Ola,
A noite instalou-se. Calma, silenciosa, clara. Só os sons da noite ecoam. As árvores a sussurrar ao vento. Os carros a passar ao longe em estradas invisíveis. Animais nocturnos saudam-se. Os candeeiros acesos também têm som. O som da noite.
Quem és tu?Quem és tu?
Passaram dez, doze anos. E no entanto parece que não passou tempo nenhum. Continuo sentada à mesa de um café, com uma caneta numa mão, um cigarro na outra e uma folha em branco à minha frente. Os cafés foram mudando, as canetas também. Os cadernos cheios de frases indecifráveis amontoam-se na minha cave e até a marca dos cigarros é diferente. Mas nada mudou. Será que alguma vez vai mudar?

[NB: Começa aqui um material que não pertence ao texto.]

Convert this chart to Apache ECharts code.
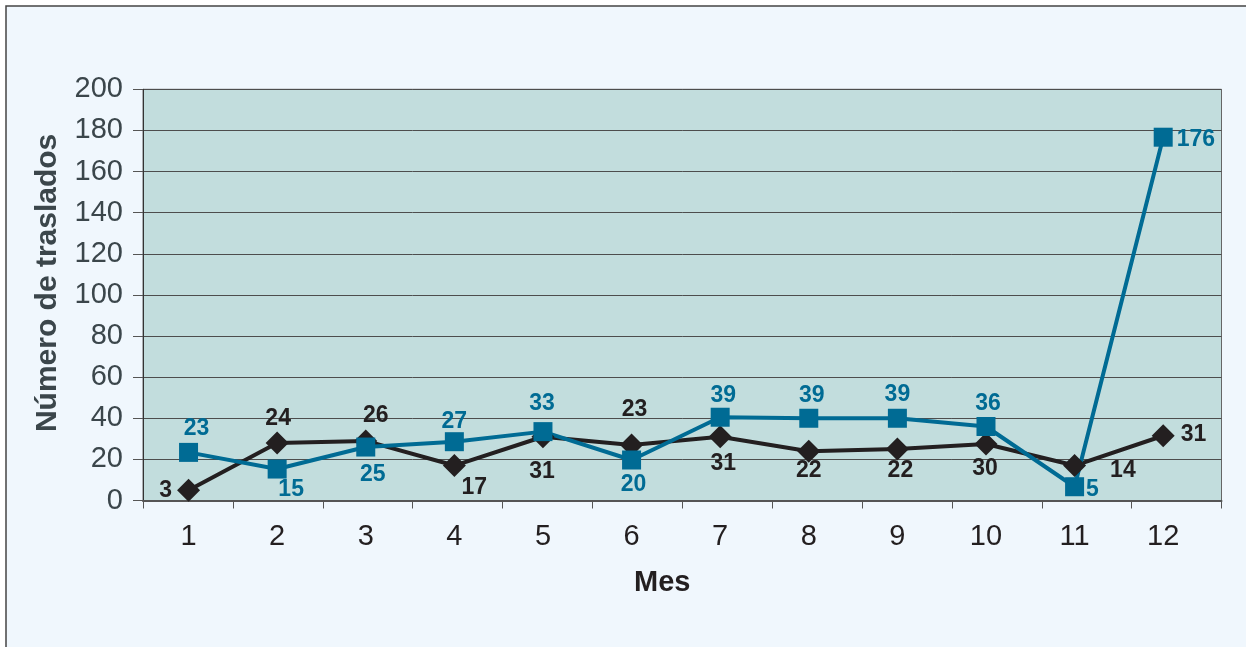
<!DOCTYPE html>
<html>
<head>
<meta charset="utf-8">
<script src="https://cdn.jsdelivr.net/npm/echarts@6/dist/echarts.min.js"></script>
<style>
html, body { margin: 0; background: #ffffff; }
#chart { width: 1246px; height: 647px; }
</style>
</head>
<body>
<div id="chart"></div>
<script>
// datos
var meses = ['1', '2', '3', '4', '5', '6', '7', '8', '9', '10', '11', '12'];
var mesesNum = [1, 2, 3, 4, 5, 6, 7, 8, 9, 10, 11, 12];

// serie negra (rombos): valor dibujado y etiqueta impresa
var valoresNegra = [5, 28, 29, 17, 31, 27, 31, 24, 25, 27.5, 17, 31.5];
var etiquetasNegra = ['3', '24', '26', '17', '31', '23', '31', '22', '22', '30', '14', '31'];

// serie azul (cuadrados)
var valoresAzul = [23.4, 15.3, 26, 28.6, 33.5, 19.7, 40.5, 40, 40, 36, 6.7, 176.7];
var etiquetasAzul = ['23', '15', '25', '27', '33', '20', '39', '39', '39', '36', '5', '176'];

// colocacion de cada etiqueta (solo estilo)
var posNegra = [
    ['left', -4, 0], ['top', 1, 0], ['top', 10, -1], ['bottom', 20, -2],
    ['bottom', -1, 11], ['top', 3, -11], ['bottom', 3, 3], ['bottom', 0, -4],
    ['bottom', 3, -2], ['bottom', -1, 1], ['right', 23, 5], ['right', 5, -1]
];
var posAzul = [
    ['top', 8, -1], ['bottom', 14, -2], ['bottom', 7, 5], ['top', 0, 3],
    ['top', -1, -5], ['bottom', 2, 2], ['top', 3, 1], ['top', 3, 0],
    ['top', 0, -1], ['top', 2, 0], ['right', 0, 3], ['right', 2, 2]
];

var FUENTE = '"Liberation Sans", Arial, sans-serif';
var NEGRO = '#231f20';
var AZUL = '#006b94';

function armarDatos(valores, etiquetas, pos) {
    return valores.map(function (v, i) {
        return {
            value: [mesesNum[i], v],
            label: {
                position: pos[i][0],
                offset: [pos[i][1], pos[i][2]],
                formatter: etiquetas[i]
            }
        };
    });
}

var chart = echarts.init(document.getElementById('chart'));

var option = {
    animation: false,
    graphic: [{
        type: 'rect',
        z: -100,
        silent: true,
        shape: { x: 6, y: 6, width: 1300, height: 700 },
        style: { fill: '#f0f7fd', stroke: '#444', lineWidth: 1.5 }
    }],
    grid: {
        left: 143,
        right: 24.5,
        top: 89.3,
        bottom: 146.5,
        show: true,
        backgroundColor: '#c2dddd',
        borderColor: '#666',
        borderWidth: 1
    },
    xAxis: [
        {
            // eje de marcas (divisiones entre meses)
            type: 'category',
            data: meses,
            boundaryGap: true,
            axisLine: { lineStyle: { color: '#555', width: 2 } },
            axisTick: { show: true, length: 8, lineStyle: { color: '#555', width: 1 } },
            axisLabel: { show: false },
            splitLine: { show: false }
        },
        {
            // eje de los puntos y rotulos
            type: 'value',
            position: 'bottom',
            min: 0.486,
            max: 12.658,
            axisLine: { show: false },
            axisTick: { show: false },
            splitLine: { show: false },
            axisLabel: {
                customValues: mesesNum,
                color: NEGRO,
                fontFamily: FUENTE,
                fontSize: 29,
                margin: 22
            },
            name: 'Mes',
            nameLocation: 'middle',
            nameGap: 68,
            nameTextStyle: {
                color: NEGRO,
                fontFamily: FUENTE,
                fontWeight: 'bold',
                fontSize: 29,
                padding: [0, 40, 0, 0]
            }
        }
    ],
    yAxis: {
        type: 'value',
        min: 0,
        max: 200,
        interval: 20,
        axisLine: { show: true, lineStyle: { color: '#333', width: 1 } },
        axisTick: { show: true, length: 10, lineStyle: { color: '#555' } },
        axisLabel: {
            color: '#3b464b',
            fontFamily: FUENTE,
            fontSize: 29,
            margin: 20
        },
        splitLine: { lineStyle: { color: '#4d4d4d', width: 1 } },
        name: 'Número de traslados',
        nameLocation: 'middle',
        nameGap: 80,
        nameTextStyle: {
            color: '#3b464b',
            fontFamily: FUENTE,
            fontWeight: 'bold',
            fontSize: 30,
            padding: [0, 0, 0, 24]
        }
    },
    series: [
        {
            name: 'negra',
            type: 'line',
            xAxisIndex: 1,
            symbol: 'diamond',
            symbolSize: 23,
            lineStyle: { color: NEGRO, width: 4 },
            itemStyle: { color: NEGRO },
            label: {
                show: true,
                distance: 1,
                color: NEGRO,
                fontFamily: FUENTE,
                fontWeight: 'bold',
                fontSize: 23
            },
            emphasis: { disabled: true },
            data: armarDatos(valoresNegra, etiquetasNegra, posNegra)
        },
        {
            name: 'azul',
            type: 'line',
            xAxisIndex: 1,
            symbol: 'rect',
            symbolSize: 19,
            lineStyle: { color: AZUL, width: 4 },
            itemStyle: { color: AZUL },
            label: {
                show: true,
                distance: 2,
                color: AZUL,
                fontFamily: FUENTE,
                fontWeight: 'bold',
                fontSize: 23
            },
            emphasis: { disabled: true },
            data: armarDatos(valoresAzul, etiquetasAzul, posAzul)
        }
    ]
};
chart.setOption(option);
</script>
</body>
</html>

Será que alguma vez vou deixar de sentir que há outra pessoa dentro de mim? Será que daqui a dez anos ainda estarei aqui? Ou terá o meu espírito finalmente sossegado, resignado a não despertar emoções que não podem ter qualquer explicação. Será este tumulto enfurecido um eco do aproximar de mais um aniversário? Será só a minha alma a querer que a vidade me arrebate e me faça voar? Há dias assim em que me sinto dominada por recordações distantes que não consigo esquecer...nem lembrar. Estarei a viver uma ilusão? Estarei a enganar-me a mim própria dizendo que esta vida não é aquela a que estou destinada? O ecoar longínquo, tão longínquo de memórias. Sei que estão lá, têm de estar. De onde vêm não sei, nem sei se algum dia conseguirei explicar a mim mesma porque há dias assim.
Há dias como este em que me sinto duas. Em que me sinto diferente de mim. Em que me sinto a viver num corpo emprestado, numa vida emprestada. Em que me sinto destinada a viver outra vida que estou a adiar.